DIRECTIONS
Leave out the images; return the rest of the data exactly.

STORED DATA

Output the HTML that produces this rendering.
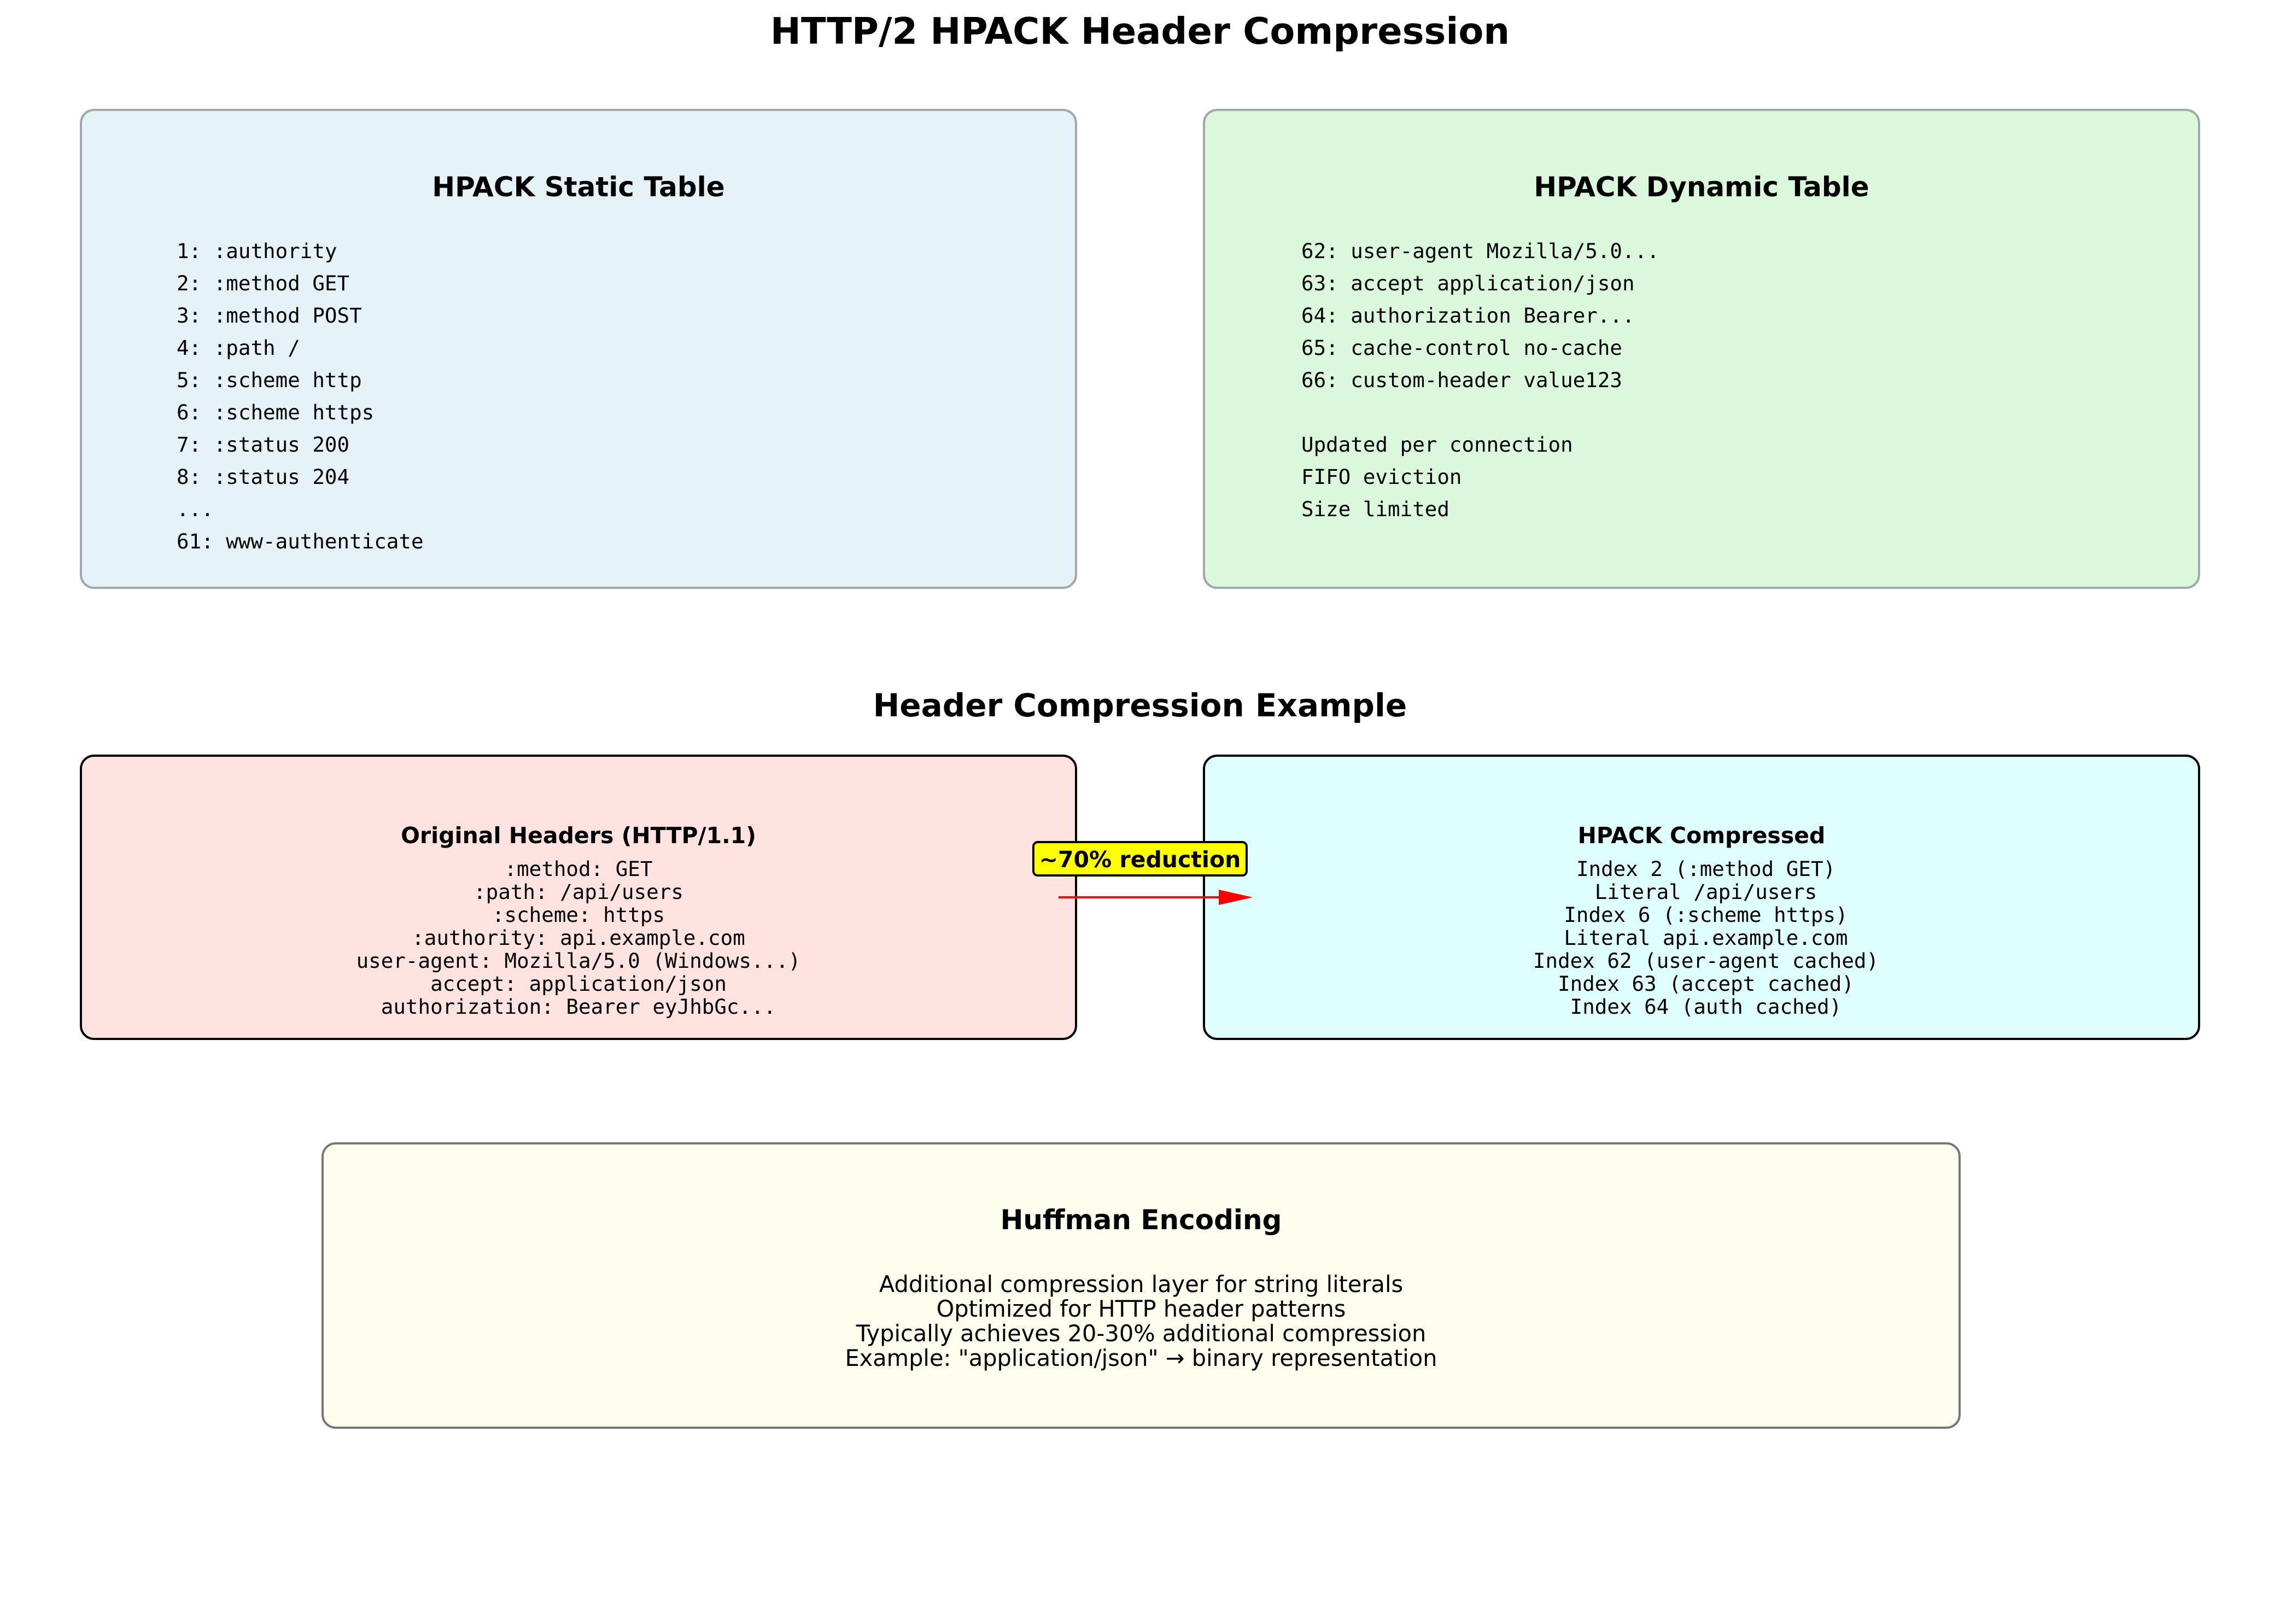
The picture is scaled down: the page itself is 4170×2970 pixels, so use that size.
<!DOCTYPE html>
<html><head><meta charset="utf-8"><style>
html,body{margin:0;padding:0;background:#fff;}
svg{display:block;}
.t{font-family:"DejaVu Sans","Liberation Sans",sans-serif;font-weight:bold;fill:#000;}
.m{font-family:"DejaVu Sans Mono","Liberation Mono",monospace;font-size:37.5px;fill:#000;}
.s{font-family:"DejaVu Sans","Liberation Sans",sans-serif;font-size:41.5px;fill:#000;}
</style></head><body>
<svg width="4170" height="2970" viewBox="0 0 4170 2970" xmlns="http://www.w3.org/2000/svg">
<text class="t" x="2085" y="80" font-size="67" text-anchor="middle">HTTP/2 HPACK Header Compression</text>

<rect x="148" y="201" width="1820" height="874" rx="24" fill="#e5f2f7" stroke="#a0a8a8" stroke-width="4"/>
<text class="t" x="1058" y="359" font-size="50" text-anchor="middle">HPACK Static Table</text>
<g class="m">
<text x="323" y="472">1: :authority</text>
<text x="323" y="531">2: :method GET</text>
<text x="323" y="590">3: :method POST</text>
<text x="323" y="649">4: :path /</text>
<text x="323" y="708">5: :scheme http</text>
<text x="323" y="767">6: :scheme https</text>
<text x="323" y="826">7: :status 200</text>
<text x="323" y="885">8: :status 204</text>
<text x="323" y="944">...</text>
<text x="323" y="1003">61: www-authenticate</text>
</g>

<rect x="2202" y="201" width="1820" height="874" rx="24" fill="#dcf8dc" stroke="#a0a8a8" stroke-width="4"/>
<text class="t" x="3112" y="359" font-size="50" text-anchor="middle">HPACK Dynamic Table</text>
<g class="m">
<text x="2380" y="472">62: user-agent Mozilla/5.0...</text>
<text x="2380" y="531">63: accept application/json</text>
<text x="2380" y="590">64: authorization Bearer...</text>
<text x="2380" y="649">65: cache-control no-cache</text>
<text x="2380" y="708">66: custom-header value123</text>
<text x="2380" y="826">Updated per connection</text>
<text x="2380" y="885">FIFO eviction</text>
<text x="2380" y="944">Size limited</text>
</g>

<text class="t" x="2085" y="1310" font-size="58" text-anchor="middle">Header Compression Example</text>

<rect x="148" y="1382" width="1820" height="518" rx="24" fill="#ffe3e1" stroke="#000" stroke-width="4"/>
<text class="t" x="1058" y="1542" font-size="41" text-anchor="middle">Original Headers (HTTP/1.1)</text>
<g class="m" text-anchor="middle">
<text x="1058" y="1602">:method: GET</text>
<text x="1058" y="1644">:path: /api/users</text>
<text x="1058" y="1686">:scheme: https</text>
<text x="1058" y="1728">:authority: api.example.com</text>
<text x="1058" y="1770">user-agent: Mozilla/5.0 (Windows...)</text>
<text x="1058" y="1812">accept: application/json</text>
<text x="1058" y="1854">authorization: Bearer eyJhbGc...</text>
</g>

<rect x="2202" y="1382" width="1820" height="518" rx="24" fill="#dfffff" stroke="#000" stroke-width="4"/>
<text class="t" x="3112" y="1542" font-size="41" text-anchor="middle">HPACK Compressed</text>
<g class="m" text-anchor="middle">
<text x="3120" y="1602">Index 2 (:method GET)</text>
<text x="3120" y="1644">Literal /api/users</text>
<text x="3120" y="1686">Index 6 (:scheme https)</text>
<text x="3120" y="1728">Literal api.example.com</text>
<text x="3120" y="1770">Index 62 (user-agent cached)</text>
<text x="3120" y="1812">Index 63 (accept cached)</text>
<text x="3120" y="1854">Index 64 (auth cached)</text>
</g>

<line x1="1936" y1="1641" x2="2232" y2="1641" stroke="#ff0000" stroke-width="4"/>
<polygon points="2229,1627 2291,1641 2229,1655" fill="#ff0000"/>
<rect x="1890" y="1540" width="390" height="61" rx="8" fill="#ffff00" stroke="#000" stroke-width="4"/>
<text class="t" x="2085" y="1586" font-size="41" text-anchor="middle">~70% reduction</text>

<rect x="590" y="2091" width="2994" height="520" rx="24" fill="#fdfeee" stroke="#777" stroke-width="4"/>
<text class="t" x="2087" y="2248" font-size="50" text-anchor="middle">Huffman Encoding</text>
<g class="s" text-anchor="middle">
<text x="2087" y="2363">Additional compression layer for string literals</text>
<text x="2087" y="2408">Optimized for HTTP header patterns</text>
<text x="2087" y="2453">Typically achieves 20-30% additional compression</text>
<text x="2087" y="2498">Example: "application/json" → binary representation</text>
</g>
</svg>
</body></html>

TASK SOLUTION
Output the HTML that produces this rendering.
The picture is scaled down: the page itself is 4170×2970 pixels, so use that size.
<!DOCTYPE html>
<html><head><meta charset="utf-8"><style>
html,body{margin:0;padding:0;background:#fff;}
svg{display:block;}
.t{font-family:"DejaVu Sans","Liberation Sans",sans-serif;font-weight:bold;fill:#000;}
.m{font-family:"DejaVu Sans Mono","Liberation Mono",monospace;font-size:37.5px;fill:#000;}
.s{font-family:"DejaVu Sans","Liberation Sans",sans-serif;font-size:41.5px;fill:#000;}
</style></head><body>
<svg width="4170" height="2970" viewBox="0 0 4170 2970" xmlns="http://www.w3.org/2000/svg">
<text class="t" x="2085" y="80" font-size="67" text-anchor="middle">HTTP/2 HPACK Header Compression</text>

<rect x="148" y="201" width="1820" height="874" rx="24" fill="#e5f2f7" stroke="#a0a8a8" stroke-width="4"/>
<text class="t" x="1058" y="359" font-size="50" text-anchor="middle">HPACK Static Table</text>
<g class="m">
<text x="323" y="472">1: :authority</text>
<text x="323" y="531">2: :method GET</text>
<text x="323" y="590">3: :method POST</text>
<text x="323" y="649">4: :path /</text>
<text x="323" y="708">5: :scheme http</text>
<text x="323" y="767">6: :scheme https</text>
<text x="323" y="826">7: :status 200</text>
<text x="323" y="885">8: :status 204</text>
<text x="323" y="944">...</text>
<text x="323" y="1003">61: www-authenticate</text>
</g>

<rect x="2202" y="201" width="1820" height="874" rx="24" fill="#dcf8dc" stroke="#a0a8a8" stroke-width="4"/>
<text class="t" x="3112" y="359" font-size="50" text-anchor="middle">HPACK Dynamic Table</text>
<g class="m">
<text x="2380" y="472">62: user-agent Mozilla/5.0...</text>
<text x="2380" y="531">63: accept application/json</text>
<text x="2380" y="590">64: authorization Bearer...</text>
<text x="2380" y="649">65: cache-control no-cache</text>
<text x="2380" y="708">66: custom-header value123</text>
<text x="2380" y="826">Updated per connection</text>
<text x="2380" y="885">FIFO eviction</text>
<text x="2380" y="944">Size limited</text>
</g>

<text class="t" x="2085" y="1310" font-size="58" text-anchor="middle">Header Compression Example</text>

<rect x="148" y="1382" width="1820" height="518" rx="24" fill="#ffe3e1" stroke="#000" stroke-width="4"/>
<text class="t" x="1058" y="1542" font-size="41" text-anchor="middle">Original Headers (HTTP/1.1)</text>
<g class="m" text-anchor="middle">
<text x="1058" y="1602">:method: GET</text>
<text x="1058" y="1644">:path: /api/users</text>
<text x="1058" y="1686">:scheme: https</text>
<text x="1058" y="1728">:authority: api.example.com</text>
<text x="1058" y="1770">user-agent: Mozilla/5.0 (Windows...)</text>
<text x="1058" y="1812">accept: application/json</text>
<text x="1058" y="1854">authorization: Bearer eyJhbGc...</text>
</g>

<rect x="2202" y="1382" width="1820" height="518" rx="24" fill="#dfffff" stroke="#000" stroke-width="4"/>
<text class="t" x="3112" y="1542" font-size="41" text-anchor="middle">HPACK Compressed</text>
<g class="m" text-anchor="middle">
<text x="3120" y="1602">Index 2 (:method GET)</text>
<text x="3120" y="1644">Literal /api/users</text>
<text x="3120" y="1686">Index 6 (:scheme https)</text>
<text x="3120" y="1728">Literal api.example.com</text>
<text x="3120" y="1770">Index 62 (user-agent cached)</text>
<text x="3120" y="1812">Index 63 (accept cached)</text>
<text x="3120" y="1854">Index 64 (auth cached)</text>
</g>

<line x1="1936" y1="1641" x2="2232" y2="1641" stroke="#ff0000" stroke-width="4"/>
<polygon points="2229,1627 2291,1641 2229,1655" fill="#ff0000"/>
<rect x="1890" y="1540" width="390" height="61" rx="8" fill="#ffff00" stroke="#000" stroke-width="4"/>
<text class="t" x="2085" y="1586" font-size="41" text-anchor="middle">~70% reduction</text>

<rect x="590" y="2091" width="2994" height="520" rx="24" fill="#fdfeee" stroke="#777" stroke-width="4"/>
<text class="t" x="2087" y="2248" font-size="50" text-anchor="middle">Huffman Encoding</text>
<g class="s" text-anchor="middle">
<text x="2087" y="2363">Additional compression layer for string literals</text>
<text x="2087" y="2408">Optimized for HTTP header patterns</text>
<text x="2087" y="2453">Typically achieves 20-30% additional compression</text>
<text x="2087" y="2498">Example: "application/json" → binary representation</text>
</g>
</svg>
</body></html>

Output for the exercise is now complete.